→ **What is needed**
Copy nothing but the text: reproduce each line of the listing exactly and leave the pictures out.

→ **Information provided**
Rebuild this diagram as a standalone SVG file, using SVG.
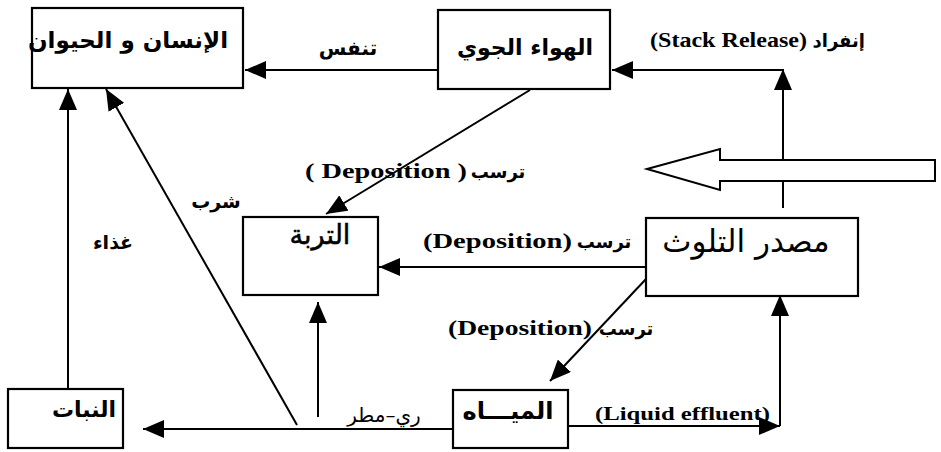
<svg xmlns="http://www.w3.org/2000/svg" width="941" height="452" viewBox="0 0 941 452">
<style>
.box{fill:#fff;stroke:#000;stroke-width:2.2}
.ln{fill:none;stroke:#000;stroke-width:2}
.ar{font-family:"DejaVu Sans","Noto Sans",sans-serif;font-weight:bold;fill:#000}
.arn{font-family:"DejaVu Sans","Noto Sans",sans-serif;font-weight:normal;fill:#000}
.en{font-family:"Liberation Serif","Times New Roman",serif;font-weight:bold;fill:#000}
</style>
<defs>
<marker id="ah" viewBox="0 0 21 18" refX="21" refY="9" markerWidth="21" markerHeight="18" orient="auto" markerUnits="userSpaceOnUse">
<path d="M0,0 L21,9 L0,18 z" fill="#000"/>
</marker>
</defs>
<rect width="941" height="452" fill="#fff"/>

<g id="connectors">
<line class="ln" x1="438" y1="70" x2="245" y2="70" marker-end="url(#ah)"/>
<line class="ln" x1="783" y1="208" x2="783" y2="69" marker-end="url(#ah)"/>
<line class="ln" x1="783" y1="70" x2="612" y2="70" marker-end="url(#ah)"/>
<line class="ln" x1="530" y1="90" x2="326" y2="214" marker-end="url(#ah)"/>
<line class="ln" x1="646" y1="267" x2="379" y2="267" marker-end="url(#ah)"/>
<line class="ln" x1="646" y1="279" x2="550" y2="381" marker-end="url(#ah)"/>
<line class="ln" x1="568" y1="426" x2="780" y2="426" marker-end="url(#ah)"/>
<line class="ln" x1="780" y1="426" x2="780" y2="295" marker-end="url(#ah)"/>
<line class="ln" x1="453" y1="429" x2="143" y2="429" marker-end="url(#ah)"/>
<line class="ln" x1="318" y1="417" x2="318" y2="302" marker-end="url(#ah)"/>
<line class="ln" x1="297" y1="425" x2="106" y2="89" marker-end="url(#ah)"/>
<line class="ln" x1="68" y1="389" x2="68" y2="89" marker-end="url(#ah)"/>
</g>

<g id="big-arrow">
<polygon points="647,169 720,149 720,160 935,160 935,181 720,181 720,190" fill="#fff" stroke="#000" stroke-width="2"/>
</g>

<g id="human-animal">
<rect class="box" x="32" y="8" width="211" height="80"/>
<text class="ar" x="128" y="48" font-size="23" text-anchor="middle">الإنسان و الحيوان</text>
</g>
<g id="air">
<rect class="box" x="438" y="10" width="172" height="79"/>
<text class="ar" x="525" y="55" font-size="22" text-anchor="middle">الهواء الجوي</text>
</g>
<g id="soil">
<rect class="box" x="243" y="217" width="135" height="78"/>
<text class="arn" x="320" y="244" font-size="27" text-anchor="middle" stroke="#000" stroke-width="0.5">التربة</text>
</g>
<g id="source">
<rect class="box" x="646" y="218" width="212" height="78"/>
<text class="arn" x="746" y="252" font-size="31" text-anchor="middle">مصدر التلوث</text>
</g>
<g id="plants">
<rect class="box" x="8" y="389" width="115" height="59"/>
<text class="ar" x="84" y="417" font-size="22" text-anchor="middle">النبات</text>
</g>
<g id="water">
<rect class="box" x="453" y="390" width="115" height="58"/>
<text class="ar" x="508" y="419" font-size="24" text-anchor="middle">الميـــاه</text>
</g>

<g id="labels">
<text class="ar" x="348" y="55" font-size="20" text-anchor="middle">تنفس</text>
<text class="en" x="650" y="47" font-size="21" textLength="157" lengthAdjust="spacingAndGlyphs">(Stack Release)</text>
<text class="ar" x="865" y="47" font-size="18" text-anchor="end">إنفراد</text>
<text class="en" x="305" y="178" font-size="21" textLength="162" lengthAdjust="spacingAndGlyphs">( Deposition )</text>
<text class="ar" x="498" y="178" font-size="18" text-anchor="middle">ترسب</text>
<text class="ar" x="216" y="208" font-size="19" text-anchor="middle">شرب</text>
<text class="ar" x="113" y="249" font-size="19" text-anchor="middle">غذاء</text>
<text class="en" x="423" y="248" font-size="21" textLength="149" lengthAdjust="spacingAndGlyphs">(Deposition)</text>
<text class="ar" x="604" y="248" font-size="18" text-anchor="middle">ترسب</text>
<text class="en" x="448" y="335" font-size="21" textLength="144" lengthAdjust="spacingAndGlyphs">(Deposition)</text>
<text class="ar" x="626" y="335" font-size="18" text-anchor="middle">ترسب</text>
<text class="arn" x="384" y="422" font-size="20" text-anchor="middle">ري–مطر</text>
<text class="en" x="595" y="420" font-size="19" textLength="175" lengthAdjust="spacingAndGlyphs">(Liquid effluent)</text>
</g>
</svg>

→ **Written response**
Rebuild this diagram as a standalone SVG file, using SVG.
<svg xmlns="http://www.w3.org/2000/svg" width="941" height="452" viewBox="0 0 941 452">
<style>
.box{fill:#fff;stroke:#000;stroke-width:2.2}
.ln{fill:none;stroke:#000;stroke-width:2}
.ar{font-family:"DejaVu Sans","Noto Sans",sans-serif;font-weight:bold;fill:#000}
.arn{font-family:"DejaVu Sans","Noto Sans",sans-serif;font-weight:normal;fill:#000}
.en{font-family:"Liberation Serif","Times New Roman",serif;font-weight:bold;fill:#000}
</style>
<defs>
<marker id="ah" viewBox="0 0 21 18" refX="21" refY="9" markerWidth="21" markerHeight="18" orient="auto" markerUnits="userSpaceOnUse">
<path d="M0,0 L21,9 L0,18 z" fill="#000"/>
</marker>
</defs>
<rect width="941" height="452" fill="#fff"/>

<g id="connectors">
<line class="ln" x1="438" y1="70" x2="245" y2="70" marker-end="url(#ah)"/>
<line class="ln" x1="783" y1="208" x2="783" y2="69" marker-end="url(#ah)"/>
<line class="ln" x1="783" y1="70" x2="612" y2="70" marker-end="url(#ah)"/>
<line class="ln" x1="530" y1="90" x2="326" y2="214" marker-end="url(#ah)"/>
<line class="ln" x1="646" y1="267" x2="379" y2="267" marker-end="url(#ah)"/>
<line class="ln" x1="646" y1="279" x2="550" y2="381" marker-end="url(#ah)"/>
<line class="ln" x1="568" y1="426" x2="780" y2="426" marker-end="url(#ah)"/>
<line class="ln" x1="780" y1="426" x2="780" y2="295" marker-end="url(#ah)"/>
<line class="ln" x1="453" y1="429" x2="143" y2="429" marker-end="url(#ah)"/>
<line class="ln" x1="318" y1="417" x2="318" y2="302" marker-end="url(#ah)"/>
<line class="ln" x1="297" y1="425" x2="106" y2="89" marker-end="url(#ah)"/>
<line class="ln" x1="68" y1="389" x2="68" y2="89" marker-end="url(#ah)"/>
</g>

<g id="big-arrow">
<polygon points="647,169 720,149 720,160 935,160 935,181 720,181 720,190" fill="#fff" stroke="#000" stroke-width="2"/>
</g>

<g id="human-animal">
<rect class="box" x="32" y="8" width="211" height="80"/>
<text class="ar" x="128" y="48" font-size="23" text-anchor="middle">الإنسان و الحيوان</text>
</g>
<g id="air">
<rect class="box" x="438" y="10" width="172" height="79"/>
<text class="ar" x="525" y="55" font-size="22" text-anchor="middle">الهواء الجوي</text>
</g>
<g id="soil">
<rect class="box" x="243" y="217" width="135" height="78"/>
<text class="arn" x="320" y="244" font-size="27" text-anchor="middle" stroke="#000" stroke-width="0.5">التربة</text>
</g>
<g id="source">
<rect class="box" x="646" y="218" width="212" height="78"/>
<text class="arn" x="746" y="252" font-size="31" text-anchor="middle">مصدر التلوث</text>
</g>
<g id="plants">
<rect class="box" x="8" y="389" width="115" height="59"/>
<text class="ar" x="84" y="417" font-size="22" text-anchor="middle">النبات</text>
</g>
<g id="water">
<rect class="box" x="453" y="390" width="115" height="58"/>
<text class="ar" x="508" y="419" font-size="24" text-anchor="middle">الميـــاه</text>
</g>

<g id="labels">
<text class="ar" x="348" y="55" font-size="20" text-anchor="middle">تنفس</text>
<text class="en" x="650" y="47" font-size="21" textLength="157" lengthAdjust="spacingAndGlyphs">(Stack Release)</text>
<text class="ar" x="865" y="47" font-size="18" text-anchor="end">إنفراد</text>
<text class="en" x="305" y="178" font-size="21" textLength="162" lengthAdjust="spacingAndGlyphs">( Deposition )</text>
<text class="ar" x="498" y="178" font-size="18" text-anchor="middle">ترسب</text>
<text class="ar" x="216" y="208" font-size="19" text-anchor="middle">شرب</text>
<text class="ar" x="113" y="249" font-size="19" text-anchor="middle">غذاء</text>
<text class="en" x="423" y="248" font-size="21" textLength="149" lengthAdjust="spacingAndGlyphs">(Deposition)</text>
<text class="ar" x="604" y="248" font-size="18" text-anchor="middle">ترسب</text>
<text class="en" x="448" y="335" font-size="21" textLength="144" lengthAdjust="spacingAndGlyphs">(Deposition)</text>
<text class="ar" x="626" y="335" font-size="18" text-anchor="middle">ترسب</text>
<text class="arn" x="384" y="422" font-size="20" text-anchor="middle">ري–مطر</text>
<text class="en" x="595" y="420" font-size="19" textLength="175" lengthAdjust="spacingAndGlyphs">(Liquid effluent)</text>
</g>
</svg>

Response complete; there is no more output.